Remembering Bill

By Scott Coopwood, Publisher, Delta Business Journal
On Tuesday, (March 28), veteran Mississippi journalist, Bill Minor died. He was 93 years old.
For those unfamiliar with Mr. Minor, he wrote columns and articles for The Clarion-Ledger for decades. Minor was a hardcore liberal Democrat and race was most often at the forefront of his writings. He and I could not have been more different on just about every issue. However, during the early years of my publishing career in Jackson, we were good friends and I learned a lot from him.
Minor grew up in New Orleans and served in the Navy where he saw some close calls from the Japanese which included kamikazes doing all they could to take his life and the lives of others around him. After the war, he returned to New Orleans and went to work at The Times-Picayune newspaper. The Times sent him to Jackson and from there he wrote mostly about Mississippi politics. A few years later, Minor came to my region of the state, the Mississippi Delta and covered the Emmett Till trial. He told me that assignment, “Was an eye-opener into that part of the state.” 
One of the best memories I have of Mr. Minor is the night I sat next to him at dinner in Jackson and gave me a firsthand account of Bobby Kennedy’s April 10, 1967 trip to the Delta.

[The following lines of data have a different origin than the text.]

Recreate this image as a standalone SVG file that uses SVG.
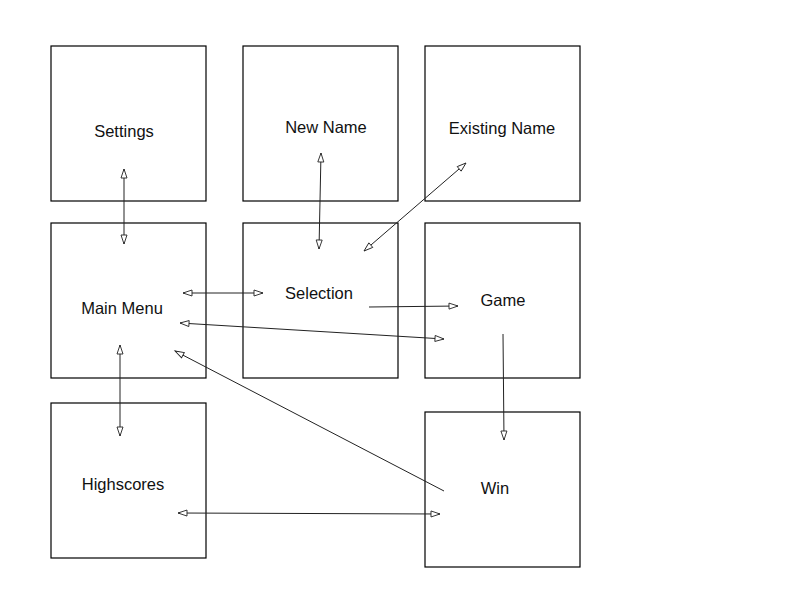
<svg xmlns="http://www.w3.org/2000/svg" width="800" height="600" viewBox="0 0 800 600">
<style>
.box{fill:#fff;stroke:#000;stroke-width:1.2}
.lbl{font-family:"Liberation Sans",Arial,sans-serif;font-size:16.5px;fill:#111;text-anchor:middle}
.c{stroke:#222;stroke-width:1;fill:none}
.both{marker-start:url(#ah);marker-end:url(#ah)}
.end{marker-end:url(#ah)}
</style>
<defs>
<marker id="ah" markerUnits="userSpaceOnUse" markerWidth="12" markerHeight="8" refX="9" refY="3" orient="auto-start-reverse" viewBox="-1 -1 12 8">
<path d="M0,0 L9,3 L0,6 Z" fill="#fff" stroke="#222" stroke-width="0.9"/>
</marker>
</defs>
<rect width="800" height="600" fill="#fff"/>
<g id="settings"><rect class="box" x="51" y="46" width="155" height="155"/><text class="lbl" x="124" y="137">Settings</text></g>
<g id="newname"><rect class="box" x="243" y="46" width="155" height="155"/><text class="lbl" x="326" y="133">New Name</text></g>
<g id="existingname"><rect class="box" x="425" y="46" width="155" height="155"/><text class="lbl" x="502" y="134">Existing Name</text></g>
<g id="mainmenu"><rect class="box" x="51" y="223" width="155" height="155"/><text class="lbl" x="122" y="314">Main Menu</text></g>
<g id="selection"><rect class="box" x="243" y="223" width="155" height="155"/><text class="lbl" x="319" y="299">Selection</text></g>
<g id="game"><rect class="box" x="425" y="223" width="155" height="155"/><text class="lbl" x="503" y="306">Game</text></g>
<g id="highscores"><rect class="box" x="51" y="403" width="155" height="155"/><text class="lbl" x="123" y="490">Highscores</text></g>
<g id="win"><rect class="box" x="425" y="412" width="155" height="155"/><text class="lbl" x="495" y="494">Win</text></g>
<g id="connectors">
<line class="c both" x1="124" y1="169" x2="124" y2="244"/>
<line class="c both" x1="321" y1="153" x2="319" y2="249"/>
<line class="c both" x1="466" y1="163" x2="364" y2="251"/>
<line class="c both" x1="183" y1="293" x2="263" y2="293"/>
<line class="c end" x1="369" y1="307" x2="458" y2="306"/>
<line class="c both" x1="180" y1="323" x2="444" y2="339"/>
<line class="c end" x1="503" y1="334" x2="504" y2="440"/>
<line class="c end" x1="444" y1="491" x2="175" y2="351"/>
<line class="c both" x1="178" y1="513" x2="440" y2="514"/>
<line class="c both" x1="120" y1="345" x2="120" y2="436"/>
</g>
</svg>
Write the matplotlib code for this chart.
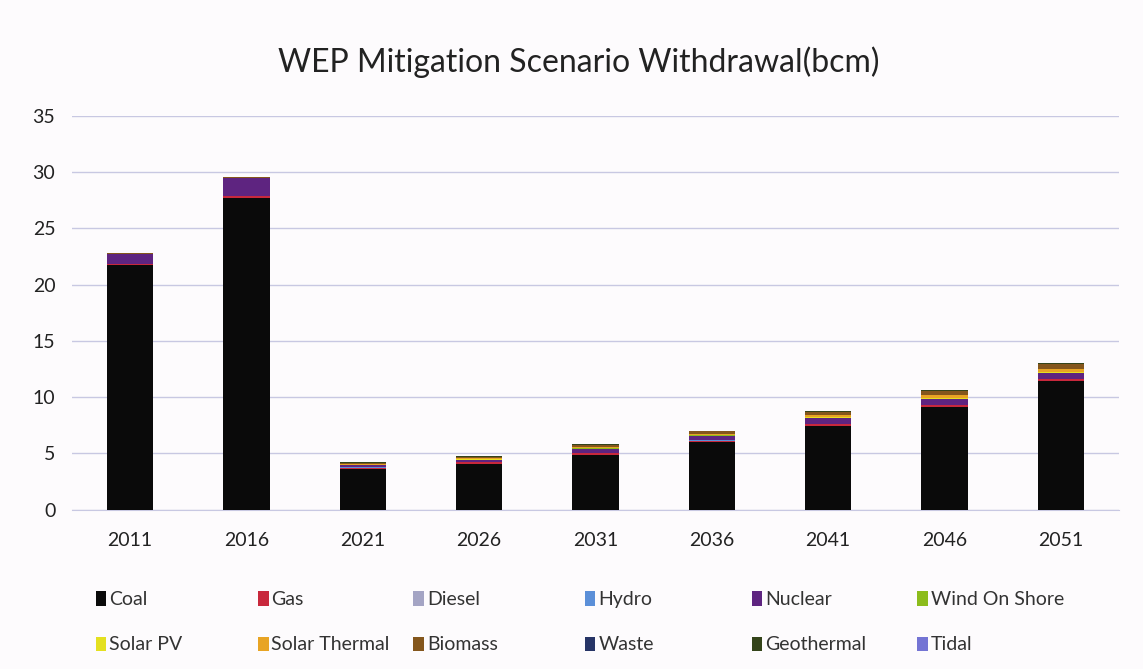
import matplotlib
matplotlib.use('Agg')
import matplotlib.pyplot as plt
import numpy as np
from matplotlib.patches import Patch

plt.rcParams['font.family'] = ['Lato', 'DejaVu Sans']

years = ['2011', '2016', '2021', '2026', '2031', '2036', '2041', '2046', '2051']

# withdrawal by source (bcm)
coal = [21.7, 27.7, 3.6, 4.1, 4.9, 6.0, 7.45, 9.15, 11.45]
gas = [0.15, 0.15, 0.15, 0.15, 0.15, 0.15, 0.15, 0.15, 0.15]
diesel = [0.0, 0.0, 0.0, 0.0, 0.0, 0.0, 0.0, 0.0, 0.0]
hydro = [0.02, 0.02, 0.02, 0.02, 0.02, 0.02, 0.02, 0.02, 0.02]
nuclear = [0.85, 1.6, 0.2, 0.15, 0.35, 0.4, 0.5, 0.5, 0.5]
wind_on_shore = [0.02, 0.02, 0.03, 0.04, 0.05, 0.05, 0.05, 0.06, 0.06]
solar_pv = [0.02, 0.02, 0.02, 0.03, 0.03, 0.03, 0.03, 0.04, 0.04]
solar_thermal = [0.0, 0.0, 0.04, 0.08, 0.1, 0.12, 0.18, 0.25, 0.3]
biomass = [0.05, 0.05, 0.1, 0.12, 0.15, 0.2, 0.28, 0.35, 0.4]
waste = [0.0, 0.0, 0.01, 0.01, 0.02, 0.02, 0.02, 0.02, 0.03]
geothermal = [0.0, 0.0, 0.03, 0.05, 0.05, 0.05, 0.07, 0.08, 0.1]
tidal = [0.0, 0.0, 0.0, 0.0, 0.0, 0.0, 0.0, 0.0, 0.0]

series = [
    ('Coal', coal, '#0a0a0a'),
    ('Gas', gas, '#c8283c'),
    ('Diesel', diesel, '#a4a4c4'),
    ('Hydro', hydro, '#5b8fd8'),
    ('Nuclear', nuclear, '#5e2480'),
    ('Wind On Shore', wind_on_shore, '#8cbc1c'),
    ('Solar PV', solar_pv, '#e4e020'),
    ('Solar Thermal', solar_thermal, '#e8a424'),
    ('Biomass', biomass, '#84561c'),
    ('Waste', waste, '#263466'),
    ('Geothermal', geothermal, '#34441a'),
    ('Tidal', tidal, '#7474d4'),
]

fig = plt.figure(figsize=(11.43, 6.69), dpi=100)
fig.patch.set_facecolor('#fdfbfd')
ax = fig.add_axes([0.063, 0.238, 0.916, 0.589])
ax.set_facecolor('#fdfbfd')

x = np.arange(len(years))
bottom = np.zeros(len(years))
for name, vals, col in series:
    ax.bar(x, vals, 0.40, bottom=bottom, color=col, zorder=3)
    bottom += np.array(vals)

ax.set_xlim(-0.5, len(years) - 0.5)
ax.set_ylim(0, 35)
ax.set_yticks(range(0, 36, 5))
ax.set_xticks(x)
ax.set_xticklabels(years)
ax.yaxis.grid(True, color='#c8c8e2', linewidth=1)
ax.set_axisbelow(True)
for s in ['top', 'right', 'left']:
    ax.spines[s].set_visible(False)
ax.spines['bottom'].set_color('#c8c8e2')
ax.tick_params(axis='both', length=0, labelsize=14, colors='#222222')
ax.tick_params(axis='x', pad=16)
ax.tick_params(axis='y', pad=12)

fig.suptitle('WEP Mitigation Scenario Withdrawal(bcm)', x=0.506, y=0.93,
             fontsize=23, color='#222222')

# legend: one small legend per column so the columns sit where they do in the picture
handles = [Patch(facecolor=c, label=n) for n, v, c in series]
col_x = [0.070, 0.212, 0.348, 0.498, 0.644, 0.789]
for i, cx in enumerate(col_x):
    pair = [handles[i], handles[i + 6]]
    fig.legend(pair, [h.get_label() for h in pair], loc='lower left',
               bbox_to_anchor=(cx, 0.0), frameon=False, fontsize=14,
               handlelength=0.55, handleheight=0.75, handletextpad=0.15,
               labelspacing=1.45, borderpad=0.3, labelcolor='#333333')

fig.savefig('out.png', dpi=100, facecolor=fig.get_facecolor())
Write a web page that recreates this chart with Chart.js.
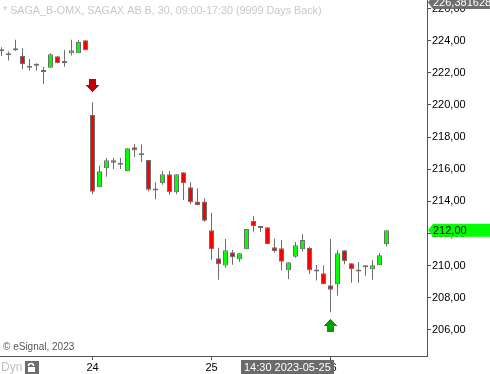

On April 9, Kennedy arrived in Jackson to discuss and research poverty in Mississippi.  The next day, he decided to drive through the Delta based on encouragement from civil rights lawyer, Marian Wright. 
The group drove from Jackson to Yazoo City and on from there.  Just outside of Yazoo City, Minor told me they stopped at a tenant house and Kennedy walked inside. When he came out, Minor asked him, “Senator, have you ever seen poverty like this?”  Minor told me Kennedy responded, “Yes, I have – in Southeast Asia.” The tour continued with stops in Greenville, then up Highway 61 to Cleveland, Mound Bayou, and Clarksdale.
Back in 2003 when I started sister publication, Delta Magazine, Mr. Minor told me over lunch one day he thought a history piece on Kennedy’s Delta trip would be a good story in our new magazine. He not only commented in the article, he also gave me other ideas as to how the story should be written and the names of others who would contribute comments.  Then, he told me, “Call Senator Ted Kennedy for a comment.”
“Just pick up the phone and call him out of the blue?” I asked. 
“Absolutely,” he said. “I guarantee you he would like to comment in the article.”
So, I instructed our writer, Chip Mabry, to call Senator Ted Kennedy in Washington.  Chip called Senator Kennedy’s office and the receptionist didn’t let Chip speak with Kennedy. “I’ll take your name and someone will call you back,” she said.
Chip hung up the phone and smirked at me. “See, I told you Kennedy wouldn’t take our call.”  
Five minutes later our receptionist buzzed Chip and me over the speaker phone and said, “Senator Ted Kennedy is on the line.” 
Kennedy spoke with Chip for twenty minutes about Bobby’s trip to the Delta.
“That night when Bobby returned from the Mississippi Delta, he sat at the dinner table and said very little,” Senator Kennedy told us. 
 
Bobby’s wife and children didn’t push him to tell them what was wrong, however according to Senator Ted, Bobby was so moved by what he had seen earlier that day in the Delta he couldn’t get it out of his mind.
“That trip down to Mississippi played a large part in Bobby deciding to run for president,” said Ted.
Despite Minor’s prominent lawyer son going to jail (that was highly publicized numerous times in the paper Minor wrote for), despite the strokes and other health related issues he endured, and despite the many obstacles that were thrown in his way throughout his life because of his writings and what he believed, Minor soldiered on – writing about what he felt was important. 
I was honored to have known Mr. Minor during my first several years in the publishing business. He gave me some great advice that has helped me in my career even to this day. And, through my early friendship with him, he opened my eyes to many things. I’ll always be thankful for that.